Mark Strand (1924-2014) was a Canadian-born poet; Strand said of his style, "I feel very much a part of a new international style that has a lot to do with plainness of diction, a certain reliance on surrealist techniques, and a strong narrative element”. The American composer John Musto (born 1954) set five of Mark Strand’s poems in a new cycle for soprano and string quartet, Another Place which was commissioned by the Wigmore Hall. The songs were composed soon after the poet’s death, and John Musto has chosen poems, The Coming of Light, Another Place, XVIII from Dark Harbour, An Old Man Awake in His Own Death, The End which seem to deal with the searching for another place, perhaps somewhere not of this world. Death and transition seem to hover over the cycle, but John Musto’s style is not maudlin and the whole had a certain cool rapture about it, a feeling of distancing. It was very much a song cycle, the string writing was substantial but the string parts were clearly accompanying rather than the soprano being an equal, though Carolyn Sampson was clearly very collegial in her performance with the Heath Quartet. John Musto’s music was tonal, with a vocal line sympathetically written for a singer; melodic, yet expressionist in the use of wide intervals.

The Coming of Light was evocative with a light blues hint to the edgy vocals, and some atmospheric string writing. Another Place started with a strongly constructed passacaglia which provided structure to the movement, over which Carolyn Sampson’s vocal line was hesitant and disconnected, echoing the short phrases and disjoint lines of the poem, leading to the rather eerie conclusion. XVIII from Dark Harbor started with big dramatic chords from the strings combined with a dramatic recitative from Carolyn Sampson, which developed into a complex mixture with a strong rhythmic snap it. At the end of the song there was a big change of mood which led into An Old Man Awake in His Own Death with its sense of bleakness in the awkward jumps in the vocal line. In all the vocal writing, Carolyn Sampson made the result seem effortless and wonderfully joined up, singing John Musto’s challenges with poise. It should be pointed out that John Musto is married to a singer, and has clearly taken on board the effective way to write for the voice yet still get his own ends. The final song, The End was again bluesy but with an edgy inner core, and strongly characterised string playing. In style, the piece reminded me of elements of Samuel Barber, Leonard Bernstein and Benjamin Britten’s Cabaret Songs, not a bad mix really.

The second half began with one of Anton Webern’s early string quartet movements, written in 1905 when he was studying with Arnold Schoenberg.
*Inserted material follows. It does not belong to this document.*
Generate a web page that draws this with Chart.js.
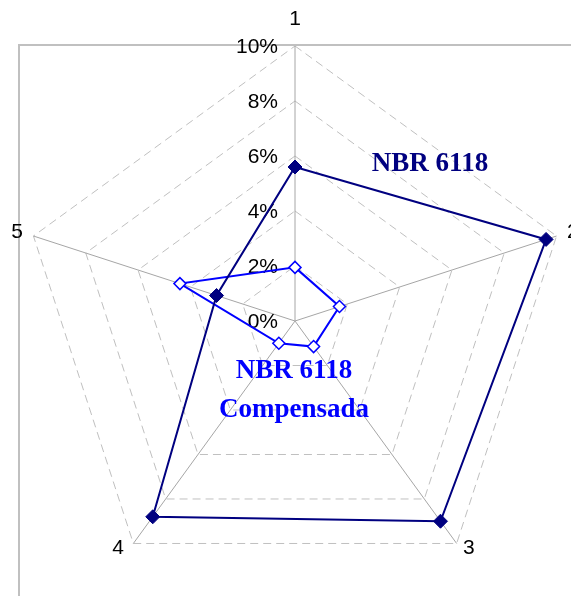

The writing was late Romantic, I would not have guessed Webern. Highly effective, it had reminiscences of Hugo Wolf, Johannes Brahms and Richard Strauss, along with hints of Arnold Schoenberg’s own Verklarte Nacht

Arnold Schoenberg's String Quartet no. 2 isn't. It starts out as a quartet, but the soprano soloist joins in the third movement. It is to the quartet what Mahler's Second Symphony is to the symphony. The quartet came at a difficult time for Schoenberg. His wife left him for his painting tutor, then returned, and the tutor committed suicide. As if this wasn't enough, his music was at a crisis point which would lead to his serial music and you can feel this happening in the quartet.

The opening movement is just about tonal, in a late Romantic way but unstable. The players of the Heaath Quartet interacted superbly and really brought out the unsettled nature of the movement. Whilst there were moments of lyrical yearning, it was constant stop start with Schoenberg never allowing the music to flow. The skittering second movement was similarly unstable, though it had its perky moments and you could sense the players having fun. And then Schoenberg brought in the popular song O du lieber Augustin, where on earth was the music going.
In the third movement the spare, lyric romantic textures was finally joined by the voice, Carolyn Sampson singing the setting of Stefan George's poem Litanei. The voice was a constant here, with the strings coming and going, commenting, rising occasionally to superb climaxes. Carolyn Sampson sang with a wonderful firm straight line as all hell broke lose round her. The ending returned to the quiet intensity of the opening and when it finished you could hear a pin drop. The final movement set Stefan George's poem Entrückung which opened with the line I feel the air of another planet, and we really were in a different, non-tonal, world. Mysterious, eerie almost, with the lyric expressionist vocal line wandering round tonality. Carolyn Sampson rose to real moments of rapture at the end, followed by an intense, highly structured coda which, finally, wrenched itself into a key but this wasn't really home.

Throughout Carolyn Sampson was ravishing, singing with pinpoint accuracy and fine straight line. She was matched always by the Heath Quartet to create an intense, lyrical yet unsettling accoung of a remarkable work. The concert was on Radio 3 on 2 July 2015, and you can hear it for 30 days on BBC iPlayer. There were two encores, Benjamin Britten's second Divertimento from the Heath Quartet and the folk song The Ash Grove from Carolyn Sampson, singing unaccompanied.